Umanità Nova, n.17 del 20 maggio 2007, anno 87

Afganistan. I guerrieri inesistenti


Credo che sia sbagliato dire che noi siamo in guerra.
(Massimo D'Alema)

L'8 maggio scorso, dalla denuncia di un governatore locale nella provincia meridionale di Helmand, si è appreso di un'altra strage di civili afgani, ventuno, tra cui donne e bambini, vittime di uno dei 50 raid aerei quotidiani condotti dalle forze militari d'occupazione.
L'incursione che ha colpito il villaggio di Sarwan Qala, con i consueti risvolti terroristici, è avvenuta a poche ore di distanza da un'azione della guerriglia che aveva portato alla distruzione di ben 9 autocisterne cariche di carburante per le truppe Isaf-Nato.
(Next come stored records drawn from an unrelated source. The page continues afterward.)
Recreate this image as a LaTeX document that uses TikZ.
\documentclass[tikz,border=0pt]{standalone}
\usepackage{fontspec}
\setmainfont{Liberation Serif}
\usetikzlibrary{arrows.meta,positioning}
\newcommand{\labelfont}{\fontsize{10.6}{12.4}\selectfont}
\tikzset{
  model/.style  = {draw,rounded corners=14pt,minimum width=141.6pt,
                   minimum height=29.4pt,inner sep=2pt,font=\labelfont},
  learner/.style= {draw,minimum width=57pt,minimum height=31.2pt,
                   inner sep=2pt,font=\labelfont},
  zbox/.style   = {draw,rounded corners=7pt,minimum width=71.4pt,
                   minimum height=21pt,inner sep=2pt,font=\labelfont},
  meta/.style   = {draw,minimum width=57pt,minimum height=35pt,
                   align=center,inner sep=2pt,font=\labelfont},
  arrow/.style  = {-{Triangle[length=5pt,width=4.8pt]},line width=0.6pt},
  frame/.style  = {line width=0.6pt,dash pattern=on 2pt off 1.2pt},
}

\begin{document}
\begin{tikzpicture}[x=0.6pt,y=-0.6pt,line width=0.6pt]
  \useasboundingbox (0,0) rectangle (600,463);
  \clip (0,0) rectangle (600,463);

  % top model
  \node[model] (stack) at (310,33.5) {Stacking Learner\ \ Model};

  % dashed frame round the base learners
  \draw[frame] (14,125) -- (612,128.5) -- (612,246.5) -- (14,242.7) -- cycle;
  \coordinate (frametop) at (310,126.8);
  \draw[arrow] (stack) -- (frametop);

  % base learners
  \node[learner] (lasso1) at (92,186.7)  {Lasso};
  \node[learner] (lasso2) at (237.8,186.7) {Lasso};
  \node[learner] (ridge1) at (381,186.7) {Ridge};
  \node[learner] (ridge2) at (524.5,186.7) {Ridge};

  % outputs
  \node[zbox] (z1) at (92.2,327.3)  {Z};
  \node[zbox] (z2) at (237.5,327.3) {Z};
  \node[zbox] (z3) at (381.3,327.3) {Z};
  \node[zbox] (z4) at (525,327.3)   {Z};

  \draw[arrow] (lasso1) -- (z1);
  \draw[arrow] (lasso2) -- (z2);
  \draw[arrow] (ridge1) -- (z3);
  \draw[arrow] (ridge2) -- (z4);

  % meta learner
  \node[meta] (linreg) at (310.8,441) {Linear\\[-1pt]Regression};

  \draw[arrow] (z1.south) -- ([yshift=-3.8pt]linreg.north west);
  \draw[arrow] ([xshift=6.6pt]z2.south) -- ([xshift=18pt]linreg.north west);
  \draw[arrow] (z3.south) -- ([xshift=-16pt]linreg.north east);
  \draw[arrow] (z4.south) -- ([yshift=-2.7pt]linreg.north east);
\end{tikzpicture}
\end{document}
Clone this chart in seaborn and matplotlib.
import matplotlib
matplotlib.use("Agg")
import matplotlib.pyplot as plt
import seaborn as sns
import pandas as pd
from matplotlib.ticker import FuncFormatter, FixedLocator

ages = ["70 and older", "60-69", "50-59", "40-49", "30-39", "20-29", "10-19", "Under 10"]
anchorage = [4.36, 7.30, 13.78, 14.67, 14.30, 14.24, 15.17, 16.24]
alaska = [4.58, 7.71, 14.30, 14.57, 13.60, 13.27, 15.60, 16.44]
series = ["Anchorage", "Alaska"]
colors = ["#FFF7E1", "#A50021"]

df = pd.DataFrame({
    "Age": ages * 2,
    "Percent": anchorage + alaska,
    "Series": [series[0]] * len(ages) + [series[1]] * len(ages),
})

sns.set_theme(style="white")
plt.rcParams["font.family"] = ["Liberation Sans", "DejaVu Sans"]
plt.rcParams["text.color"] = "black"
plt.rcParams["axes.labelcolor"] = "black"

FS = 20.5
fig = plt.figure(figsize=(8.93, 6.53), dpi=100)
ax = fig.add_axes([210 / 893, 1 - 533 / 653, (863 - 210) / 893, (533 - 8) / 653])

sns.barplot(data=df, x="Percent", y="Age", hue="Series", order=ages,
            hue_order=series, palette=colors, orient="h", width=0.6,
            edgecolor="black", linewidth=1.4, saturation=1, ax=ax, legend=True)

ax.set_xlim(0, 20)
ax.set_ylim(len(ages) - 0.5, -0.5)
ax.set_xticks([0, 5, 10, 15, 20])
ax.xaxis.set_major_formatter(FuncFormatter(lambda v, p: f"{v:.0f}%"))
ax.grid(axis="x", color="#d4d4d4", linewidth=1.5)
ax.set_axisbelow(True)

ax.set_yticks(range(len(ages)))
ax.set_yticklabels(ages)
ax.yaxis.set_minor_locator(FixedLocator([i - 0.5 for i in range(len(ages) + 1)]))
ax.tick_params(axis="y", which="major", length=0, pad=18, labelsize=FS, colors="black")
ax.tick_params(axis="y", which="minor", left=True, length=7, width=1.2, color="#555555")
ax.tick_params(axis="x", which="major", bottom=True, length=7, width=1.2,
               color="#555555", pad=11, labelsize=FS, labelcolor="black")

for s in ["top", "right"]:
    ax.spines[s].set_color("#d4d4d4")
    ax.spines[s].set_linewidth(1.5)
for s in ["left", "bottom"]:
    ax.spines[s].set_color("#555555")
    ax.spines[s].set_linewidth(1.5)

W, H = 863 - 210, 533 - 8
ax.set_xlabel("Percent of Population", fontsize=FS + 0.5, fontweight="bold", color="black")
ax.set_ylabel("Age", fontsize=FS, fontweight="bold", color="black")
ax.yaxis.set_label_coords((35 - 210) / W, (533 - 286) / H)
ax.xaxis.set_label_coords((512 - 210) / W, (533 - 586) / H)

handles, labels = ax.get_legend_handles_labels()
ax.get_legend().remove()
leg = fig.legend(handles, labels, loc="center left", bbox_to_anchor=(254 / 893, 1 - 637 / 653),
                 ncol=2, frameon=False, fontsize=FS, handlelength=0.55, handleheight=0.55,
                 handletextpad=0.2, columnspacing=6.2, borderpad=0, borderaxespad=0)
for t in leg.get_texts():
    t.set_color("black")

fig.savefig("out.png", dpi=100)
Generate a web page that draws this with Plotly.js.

Secondo un esponente dell'amministrazione locale, l'agenzia per il Khiber, il sabotaggio ha prodotto un vasto incendio che si è esteso a tutto il convoglio, bruciando 44 mila litri di carburante pur senza causare vittime.
Ormai, la campagna Usa e Nato contro la cosiddetta "insorgenza" vede il ripetersi sempre uguale di tragedie che colpiscono le popolazioni civili: lutti, centinaia di abitazioni distrutte, migliaia di profughi e sfollati.
Raggelante sapere che, nei rari casi in cui i comandi Usa riconoscono i loro "errori", vengono pagati 2 mila dollari a ciascuna delle famiglie degli uccisi: questo il costo di una vita umana in Afganistan, persino inferiore di 500 dollari all'analogo indennizzo previsto in Iraq.
Anche a Parmakan, uno dei poveri villaggi della Valle di Zerkoh, nella provincia occidentale di Herat (zona sotto comando militare italiano), è stato bombardato durante l'offensiva Usa, con una cinquantina di morti accertate.
Il governo italiano aveva subito condannato questa operazione decisa dal comando di Endurig Freedom, chiarendo che i "nostri ragazzi" vi erano estranei e sostenendo di non essere stati preventivamente informati dai comandi Usa.
Tale presa di distanza appare, a tutti gli effetti, ad uso e consumo del "fronte interno", dato che da quasi un anno reparti delle forze italiane per operazioni speciali (Ranger del 4° Rg.to Alpini paracadutisti Monte Cervino, 185° Rg.to Acquisizione Obiettivi,) e delle forze speciali in senso proprio (Incursori di Marina Comsubin, 9° Rg.to Paracadutisti Col Moschin) operano a fianco delle special forces Usa nell'ambito di Enduring Freedom, rispondendo agli ordini del comando Usa.
L'invio e la partecipazione, in modalità combat, delle forze speciali italiane sono stati fin dall'inizio sottaciuti e persino negati dal governo, ma è altrettanto innegabile il fatto che almeno un centinaio di "rambo" italiani stanno sostenendo combattimenti in Afganistan.
Peraltro è stato lo stesso maggiore statunitense Belcher, portavoce della Combined Joint Task Force 82, a confermare che la discussa offensiva è stata condotta assieme a forze Isaf-Nato; cosa questa che non può destare meraviglia visto e considerato che, dallo scorso 4 febbraio, il generale Usa McNeill ha assunto il comando sia delle forze Usa di Enduring Freedom che di quelle Isaf-Nato, con regole d'ingaggio dichiaratamente offensive.
Ma se la situazione sul campo, dovrebbe suggerire al governo italiano un prudenziale sganciamento delle proprie truppe dall'Afganistan, così come stanno decidendo altri governi (anche appartenenti alla Nato), si conferma invece la medesima politica interventista, senza date di scadenza e senza ridimensionamenti. In tempi brevi, anzi, è previsto l'invio di rinforzi "per aumentare la capacità di sorveglianza e controllo del territorio, e la protezione del personale", così come anticipato dal ministro Parisi in visita ad Herat.
L'importante, ancora una volta, è non lasciare intravedere altre verità.